• What you should do
Omit pictures and quote the listing below line by line, from its start through the line that holds "size=7, solidity=0.55))))".
# START OF Recorded information
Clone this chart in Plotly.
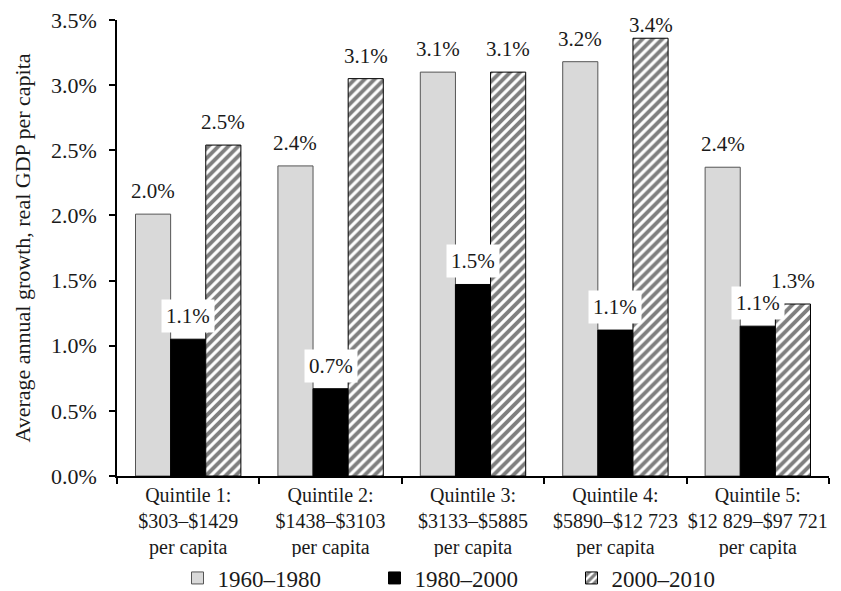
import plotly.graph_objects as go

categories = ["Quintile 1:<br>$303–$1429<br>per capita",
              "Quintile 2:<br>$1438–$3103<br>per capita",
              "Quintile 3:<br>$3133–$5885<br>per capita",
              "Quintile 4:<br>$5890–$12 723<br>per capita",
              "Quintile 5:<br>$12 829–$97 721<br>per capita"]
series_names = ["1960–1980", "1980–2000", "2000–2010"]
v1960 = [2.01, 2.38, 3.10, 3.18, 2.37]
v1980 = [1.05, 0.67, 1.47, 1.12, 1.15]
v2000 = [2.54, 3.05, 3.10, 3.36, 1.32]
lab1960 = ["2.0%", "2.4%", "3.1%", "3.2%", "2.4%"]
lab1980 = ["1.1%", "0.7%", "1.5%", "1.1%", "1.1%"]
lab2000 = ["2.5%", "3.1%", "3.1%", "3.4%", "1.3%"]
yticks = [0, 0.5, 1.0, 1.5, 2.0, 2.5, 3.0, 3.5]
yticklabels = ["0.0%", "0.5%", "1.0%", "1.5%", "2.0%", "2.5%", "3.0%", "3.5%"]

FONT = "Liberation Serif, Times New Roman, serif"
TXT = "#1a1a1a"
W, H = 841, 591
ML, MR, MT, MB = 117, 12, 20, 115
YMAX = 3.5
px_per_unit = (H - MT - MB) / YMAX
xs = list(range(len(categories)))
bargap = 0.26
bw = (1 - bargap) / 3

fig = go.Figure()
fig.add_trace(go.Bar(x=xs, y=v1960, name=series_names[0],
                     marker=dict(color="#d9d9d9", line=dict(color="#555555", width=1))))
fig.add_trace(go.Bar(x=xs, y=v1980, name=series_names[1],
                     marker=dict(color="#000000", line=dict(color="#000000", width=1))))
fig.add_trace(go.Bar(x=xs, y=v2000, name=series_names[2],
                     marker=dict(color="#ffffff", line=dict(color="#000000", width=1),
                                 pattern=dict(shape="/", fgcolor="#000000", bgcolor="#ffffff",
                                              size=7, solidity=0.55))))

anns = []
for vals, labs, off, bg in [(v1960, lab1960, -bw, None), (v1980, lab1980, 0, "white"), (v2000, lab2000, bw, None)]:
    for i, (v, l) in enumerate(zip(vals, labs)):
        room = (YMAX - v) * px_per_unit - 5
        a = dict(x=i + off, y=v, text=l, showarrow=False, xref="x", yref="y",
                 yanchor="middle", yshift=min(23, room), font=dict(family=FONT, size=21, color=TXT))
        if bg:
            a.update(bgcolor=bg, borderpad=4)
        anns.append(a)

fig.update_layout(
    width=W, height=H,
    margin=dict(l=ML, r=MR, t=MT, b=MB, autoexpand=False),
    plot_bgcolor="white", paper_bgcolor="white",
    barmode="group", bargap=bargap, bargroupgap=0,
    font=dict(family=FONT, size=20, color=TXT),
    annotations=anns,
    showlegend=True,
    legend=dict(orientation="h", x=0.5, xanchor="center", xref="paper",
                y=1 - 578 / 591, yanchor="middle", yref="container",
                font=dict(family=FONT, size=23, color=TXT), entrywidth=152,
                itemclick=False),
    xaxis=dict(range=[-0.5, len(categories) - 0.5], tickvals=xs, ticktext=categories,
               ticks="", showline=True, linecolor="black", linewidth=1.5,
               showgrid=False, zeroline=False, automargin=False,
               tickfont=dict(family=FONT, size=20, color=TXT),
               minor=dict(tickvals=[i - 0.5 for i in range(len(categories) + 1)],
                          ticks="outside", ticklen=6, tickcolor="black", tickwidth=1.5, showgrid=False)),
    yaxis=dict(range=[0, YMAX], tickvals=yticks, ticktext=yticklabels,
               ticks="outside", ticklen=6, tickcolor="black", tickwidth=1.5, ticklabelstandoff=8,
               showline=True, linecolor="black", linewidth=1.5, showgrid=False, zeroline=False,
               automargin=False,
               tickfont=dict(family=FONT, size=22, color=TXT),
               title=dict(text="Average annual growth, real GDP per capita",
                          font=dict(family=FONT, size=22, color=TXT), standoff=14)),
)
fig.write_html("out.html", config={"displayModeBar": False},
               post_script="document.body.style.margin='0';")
# END OF Recorded information
• Complete output
Clone this chart in Plotly.
import plotly.graph_objects as go

categories = ["Quintile 1:<br>$303–$1429<br>per capita",
              "Quintile 2:<br>$1438–$3103<br>per capita",
              "Quintile 3:<br>$3133–$5885<br>per capita",
              "Quintile 4:<br>$5890–$12 723<br>per capita",
              "Quintile 5:<br>$12 829–$97 721<br>per capita"]
series_names = ["1960–1980", "1980–2000", "2000–2010"]
v1960 = [2.01, 2.38, 3.10, 3.18, 2.37]
v1980 = [1.05, 0.67, 1.47, 1.12, 1.15]
v2000 = [2.54, 3.05, 3.10, 3.36, 1.32]
lab1960 = ["2.0%", "2.4%", "3.1%", "3.2%", "2.4%"]
lab1980 = ["1.1%", "0.7%", "1.5%", "1.1%", "1.1%"]
lab2000 = ["2.5%", "3.1%", "3.1%", "3.4%", "1.3%"]
yticks = [0, 0.5, 1.0, 1.5, 2.0, 2.5, 3.0, 3.5]
yticklabels = ["0.0%", "0.5%", "1.0%", "1.5%", "2.0%", "2.5%", "3.0%", "3.5%"]

FONT = "Liberation Serif, Times New Roman, serif"
TXT = "#1a1a1a"
W, H = 841, 591
ML, MR, MT, MB = 117, 12, 20, 115
YMAX = 3.5
px_per_unit = (H - MT - MB) / YMAX
xs = list(range(len(categories)))
bargap = 0.26
bw = (1 - bargap) / 3

fig = go.Figure()
fig.add_trace(go.Bar(x=xs, y=v1960, name=series_names[0],
                     marker=dict(color="#d9d9d9", line=dict(color="#555555", width=1))))
fig.add_trace(go.Bar(x=xs, y=v1980, name=series_names[1],
                     marker=dict(color="#000000", line=dict(color="#000000", width=1))))
fig.add_trace(go.Bar(x=xs, y=v2000, name=series_names[2],
                     marker=dict(color="#ffffff", line=dict(color="#000000", width=1),
                                 pattern=dict(shape="/", fgcolor="#000000", bgcolor="#ffffff",
                                              size=7, solidity=0.55))))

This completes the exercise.